Regarding the name for the built-in relation, I'd prefer something that starts with an underscore to avoid potential collisions with existing schemas. My first choice would be _self, but I'm flexible.

BTW, you're all doing amazing work on authzed. It's come so far since I first discovered it. Thank you! :slightly_smiling_face:

arashpayan avatar Jan 24 '22 19:01 arashpayan

EDIT: I actually think the modified proposal below is a bad idea now, since you lose the semantics of a user editing themselves, and it just makes the permission wide open. Leaving this here for discussion's sake.


It occurs to me that we might want to have self or this always refer to the subject of the top level request. That way you could to things like:

definitions org {
  relation admin: user
  permission remove_admin: admin - self
}

A an admin can remove any admin except themselves.

I can't come up with a use case where we would want access to the org object instead, since the subjects for other branches are all going to boil down to something that's likely not an org.

jakedt avatar Jan 25 '22 23:01 jakedt

Any update on whether or not this will be supported? It would be nice to use a this or self in the following example:

definition user {
    permission user_can_view_some_private_info = this // "this" could be replaced with "self" or something that points back to the user doc
}

niodice avatar Oct 14 '22 18:10 niodice

Voting on potential names:

  1. this
  2. self
  3. Something else: please offer a suggestion

josephschorr avatar Jan 17 '23 19:01 josephschorr

1️⃣ (this)

Also an interesting read, if you are looking for any deeper meaning behind the choice - https://en.wikipedia.org/wiki/This_%28computer_programming%29

niodice avatar Jan 17 '23 20:01 niodice

I vote for self, seems more intuitive as we talking about users rather then things.

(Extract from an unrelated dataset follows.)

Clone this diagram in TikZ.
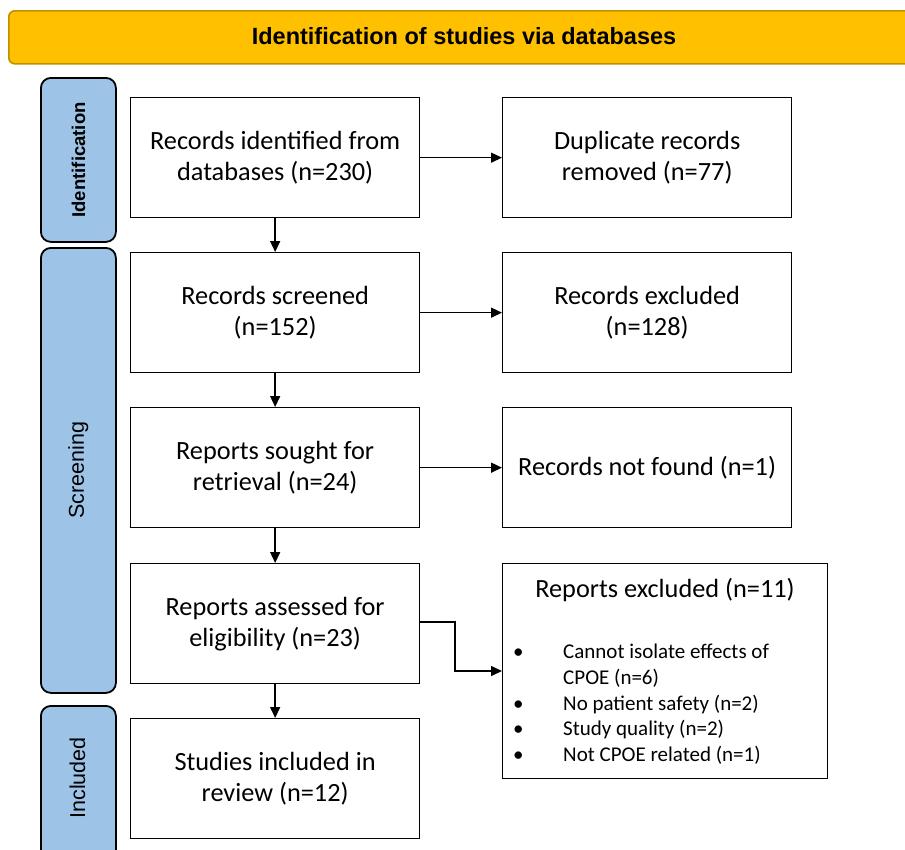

costap avatar May 31 '23 15:05 costap

PR for self keyword: https://github.com/authzed/spicedb/pull/1511

josephschorr avatar Aug 28 '23 17:08 josephschorr

This is now supported in HEAD as a direct keyword in permission. It is not supported as a synthetic relation on either relation or use for arrows. If that is desirable behavior, please file a followup issue and we'll address.

Supported:

permission view = viewer + self

Unsupported:

relation viewer: self#somerel
relation viewer: user#self
permission view = self->something

josephschorr avatar Aug 29 '23 17:08 josephschorr

reopening this as we reverted the change until we come up with a way to facilitate the roll out

https://github.com/authzed/spicedb/pull/1515

vroldanbet avatar Aug 30 '23 20:08 vroldanbet

Throwing ideas out there (probably already considered) to hopefully support progress on this:

  • Allow overloading reserved identifier. ie if self is defined as a relation, self in permissions should refer to this relation rather than the identifier.
    • Nice for backward compatibilty, adds complexity to the language. Potentially a footgun.
  • Use a reserved grammar for built-in identifier, eg $self where $ isn't allowed in user-defined identifiers.
    • It does complexify the language grammar.
  • Make it a breaking change, leave it to users to deal with.
    • Not very friendly, wouldn't support this idea

williamdclt avatar Sep 03 '23 21:09 williamdclt

Other options currently being considered:

  1. If self is used as a relation, keep supporting that. Otherwise, parse using the newer parser and fallback as necessary
  2. Add a version whatever; at the top of schema for new versions
  3. Add a version 1.0; at the top of schema for old versions

My personal opinion is #1, but it won't be "obvious"

josephschorr avatar Sep 04 '23 00:09 josephschorr

Schema versions or "features/imports" sound better to me than having no full reverse compatibility with future server versions.